ワイロを渡すような所はあったが、それが絶対悪とは言えず、大局的な観点からすると、それは必要悪で、大義のためには必要であった。



そのように考えると、必ずしも賄賂が悪だとは言えなくなる。



昔は、日本でもこのようなワイロを贈って、便宜を図ってもらう風習が普通にあったはずである。




例えば、小池百合子は、エジプト・カイロ大学を首席で卒業したというのが、学歴詐称であったことを『女帝 小池百合子』(文藝春秋)で暴露された。



一時期、騒がれたが、然し、その騒動はいつの間にか収まってしまった。



結局の所、父親がコネを使って、小池百合子をカイロ大学に裏口入学させ、卒業もしていないのに卒業したことにしてしまったが、その後、小池百合子が政治家として頭角を現したので、カイロ大学も口裏を合わせるようにして、小池百合子が卒業していると主張している。


その後も小池百合子はせっせと、エジプト・カイロ大学に通って、献金を繰り返しているが、これは口封じのためのワイロのようなものである。


このように卒業していないにも関わらず、カイロ大学に卒業を認めさせたのも、小池百合子のコネの力と強運によるものである。
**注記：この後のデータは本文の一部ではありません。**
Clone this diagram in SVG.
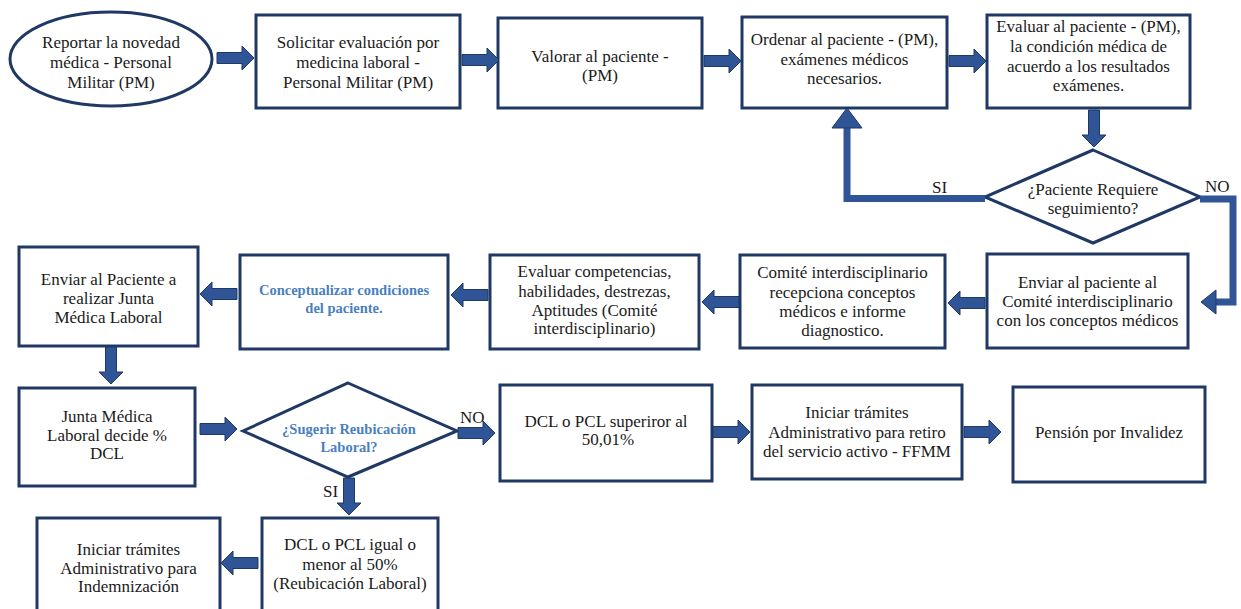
<svg xmlns="http://www.w3.org/2000/svg" xmlns:xlink="http://www.w3.org/1999/xlink" width="1241" height="609" viewBox="0 0 1241 609">
  <style>
    .box { fill: #ffffff; stroke: #1f3864; stroke-width: 3; }
    .t { font-family: "Liberation Serif", "Times New Roman", Times, "DejaVu Serif", serif; font-size: 17px; fill: #1a1a1a; text-anchor: middle; }
    .tb { font-family: "Liberation Serif", "Times New Roman", Times, "DejaVu Serif", serif; font-size: 14.5px; font-weight: bold; fill: #4a7fbf; text-anchor: middle; }
    .lbl { font-family: "Liberation Serif", "Times New Roman", Times, "DejaVu Serif", serif; font-size: 17px; fill: #1a1a1a; }
    .arrow { fill: #2f5597; stroke: #1f3864; stroke-width: 1; }
    .link { fill: none; stroke: #2f5597; stroke-width: 7; }
    .head { fill: #2f5597; stroke: #1f3864; stroke-width: 1; }
  </style>
  <defs>
    <!-- block arrow pointing right, tail at the origin, 37 px long -->
    <path id="arr" class="arrow" d="M0,-5.5 H25 V-12 L37,0 L25,12 V5.5 H0 Z"/>
  </defs>
  <rect width="1241" height="609" fill="#ffffff"/>

  <!-- Row 1 -->
  <g id="n-reportar">
    <ellipse class="box" cx="111" cy="59" rx="101" ry="47"/>
    <text class="t" x="111" y="48">Reportar la novedad</text>
    <text class="t" x="111" y="68">médica - Personal</text>
    <text class="t" x="111" y="88">Militar (PM)</text>
  </g>
  <g id="n-solicitar">
    <rect class="box" x="256" y="15" width="204" height="93"/>
    <text class="t" x="358" y="48">Solicitar evaluación por</text>
    <text class="t" x="358" y="68">medicina laboral -</text>
    <text class="t" x="358" y="88">Personal Militar (PM)</text>
  </g>
  <g id="n-valorar">
    <rect class="box" x="498" y="18" width="204" height="90"/>
    <text class="t" x="600" y="62">Valorar al paciente -</text>
    <text class="t" x="600" y="81">(PM)</text>
  </g>
  <g id="n-ordenar">
    <rect class="box" x="742" y="17" width="205" height="91"/>
    <text class="t" x="844.5" y="45">Ordenar al paciente - (PM),</text>
    <text class="t" x="844.5" y="65">exámenes médicos</text>
    <text class="t" x="844.5" y="84">necesarios.</text>
  </g>
  <g id="n-evaluar">
    <rect class="box" x="987" y="15" width="203" height="93"/>
    <text class="t" x="1088.5" y="32">Evaluar al paciente - (PM),</text>
    <text class="t" x="1088.5" y="52">la condición médica de</text>
    <text class="t" x="1088.5" y="72">acuerdo a los resultados</text>
    <text class="t" x="1088.5" y="91">exámenes.</text>
  </g>
  <g id="n-seguimiento">
    <polygon class="box" points="1093,150 1200,197 1093,243 985,197"/>
    <text class="t" x="1093" y="195">¿Paciente Requiere</text>
    <text class="t" x="1093" y="214">seguimiento?</text>
  </g>

  <!-- Row 2 -->
  <g id="n-enviar-junta">
    <rect class="box" x="19" y="247" width="179" height="99"/>
    <text class="t" x="108.5" y="285">Enviar al Paciente a</text>
    <text class="t" x="108.5" y="304">realizar Junta</text>
    <text class="t" x="108.5" y="323">Médica Laboral</text>
  </g>
  <g id="n-conceptualizar">
    <rect class="box" x="240" y="255" width="208" height="94"/>
    <text class="tb" x="344" y="295">Conceptualizar condiciones</text>
    <text class="tb" x="344" y="313">del paciente.</text>
  </g>
  <g id="n-competencias">
    <rect class="box" x="490" y="255" width="209" height="94"/>
    <text class="t" x="594.5" y="277">Evaluar competencias,</text>
    <text class="t" x="594.5" y="297">habilidades, destrezas,</text>
    <text class="t" x="594.5" y="316">Aptitudes (Comité</text>
    <text class="t" x="594.5" y="334">interdisciplinario)</text>
  </g>
  <g id="n-recepciona">
    <rect class="box" x="740" y="255" width="205" height="93"/>
    <text class="t" x="842.5" y="278">Comité interdisciplinario</text>
    <text class="t" x="842.5" y="298">recepciona conceptos</text>
    <text class="t" x="842.5" y="317">médicos e informe</text>
    <text class="t" x="842.5" y="336">diagnostico.</text>
  </g>
  <g id="n-enviar-comite">
    <rect class="box" x="987" y="254" width="201" height="94"/>
    <text class="t" x="1087.5" y="288">Enviar al paciente al</text>
    <text class="t" x="1087.5" y="307">Comité interdisciplinario</text>
    <text class="t" x="1087.5" y="326">con los conceptos médicos</text>
  </g>

  <!-- Row 3 -->
  <g id="n-junta">
    <rect class="box" x="19" y="388" width="176" height="98"/>
    <text class="t" x="107" y="422">Junta Médica</text>
    <text class="t" x="107" y="441">Laboral decide %</text>
    <text class="t" x="107" y="459">DCL</text>
  </g>
  <g id="n-reubicacion">
    <polygon class="box" points="348,383 457,431 348,477 243,431"/>
    <text class="tb" x="349" y="434">¿Sugerir Reubicación</text>
    <text class="tb" x="349" y="452">Laboral?</text>
  </g>
  <g id="n-superior">
    <rect class="box" x="500" y="385" width="212" height="96"/>
    <text class="t" x="606" y="427">DCL o PCL superiror al</text>
    <text class="t" x="608" y="445">50,01%</text>
  </g>
  <g id="n-retiro">
    <rect class="box" x="752" y="385" width="210" height="94"/>
    <text class="t" x="857" y="418">Iniciar trámites</text>
    <text class="t" x="857" y="438">Administrativo para retiro</text>
    <text class="t" x="857" y="457">del servicio activo - FFMM</text>
  </g>
  <g id="n-pension">
    <rect class="box" x="1013" y="387" width="192" height="95"/>
    <text class="t" x="1109" y="438">Pensión por Invalidez</text>
  </g>

  <!-- Row 4 -->
  <g id="n-igual">
    <rect class="box" x="262" y="518" width="176" height="100"/>
    <text class="t" x="350" y="550">DCL o PCL igual o</text>
    <text class="t" x="350" y="570">menor al 50%</text>
    <text class="t" x="350" y="589">(Reubicación Laboral)</text>
  </g>
  <g id="n-indemnizacion">
    <rect class="box" x="37" y="518" width="183" height="100"/>
    <text class="t" x="128.5" y="555">Iniciar trámites</text>
    <text class="t" x="128.5" y="574">Administrativo para</text>
    <text class="t" x="128.5" y="592">Indemnización</text>
  </g>

  <!-- Connectors -->
  <g id="connectors">
    <use xlink:href="#arr" transform="translate(217,58)"/>
    <use xlink:href="#arr" transform="translate(462,60)"/>
    <use xlink:href="#arr" transform="translate(704,61)"/>
    <use xlink:href="#arr" transform="translate(949,61)"/>
    <use xlink:href="#arr" transform="translate(1094,110) rotate(90)"/>

    <polyline class="link" points="985,198.5 847,198.5 847,126"/>
    <polygon class="head" points="847,108 832,128 862,128"/>
    <text class="lbl" x="932" y="193">SI</text>

    <polyline class="link" points="1200,199 1233,199 1233,302 1214,302"/>
    <polygon class="head" points="1201,302 1216,290 1216,314"/>
    <text class="lbl" x="1205" y="192">NO</text>

    <use xlink:href="#arr" transform="translate(985,303) rotate(180)"/>
    <use xlink:href="#arr" transform="translate(739,302) rotate(180)"/>
    <use xlink:href="#arr" transform="translate(488,295) rotate(180)"/>
    <use xlink:href="#arr" transform="translate(237,294) rotate(180)"/>
    <use xlink:href="#arr" transform="translate(111,347) rotate(90)"/>

    <use xlink:href="#arr" transform="translate(200,429)"/>
    <use xlink:href="#arr" transform="translate(458,433)"/>
    <text class="lbl" x="460" y="423">NO</text>
    <use xlink:href="#arr" transform="translate(713,432)"/>
    <use xlink:href="#arr" transform="translate(964,432)"/>

    <use xlink:href="#arr" transform="translate(349,478) rotate(90)"/>
    <text class="lbl" x="323" y="497">SI</text>
    <use xlink:href="#arr" transform="translate(258,563) rotate(180)"/>
  </g>
</svg>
著者や文藝春秋は、鬼の首を取ったように小池百合子は不正を行なったと声高に主張したが、一般市民は、そのようにワイロを使って、上手く世渡りする能力も実力の一つだと認識したのではないかと思われる。


だから、小池百合子は、その後も、都知事を続けているし、またその騒動があった後も都知事に再選している。


その不祥事は、全く都知事選に影響がなかったのである。



国民は、小池百合子は裏口入学を行なったと認識したが、それをそれほど非難していないことは注目に値する。



これは、インド社会と同じように日本でも裏口入学や、コネ入社など、お金を支払ったり、人脈を使ったりして、通常、正当な方法と認められている通路以外の通路を使う慣行を許容しているということである。


日本は、正義、平等といった価値観を西洋から受け入れたが、これはプラトン哲学、そして、キリスト教のような絶対的な基準から判断された善悪評価である。



然し、インドや日本社会では、善悪は相対的なものである。



日本は、賄賂や汚職などの行為を善とも悪とも認識しないインドに似た社会なのである。




私は、水瓶座(双子座、天秤座)が西洋合理主義社会を示し、インドや日本などの伝統社会は、蟹座(蠍座、魚座)とする図式で考えている。



インドは、水瓶座のように合理的なルールで平等が分配される国ではなく、蟹座の論理で運営されている社会である。




蟹座の世界を知るには、この本を読むべきであり、また現在のインドを知りたければこの本を読むべきである。




インドについての教養を身に付けるには最高の本であり、私にとっては、今年、最も印象に残った本である。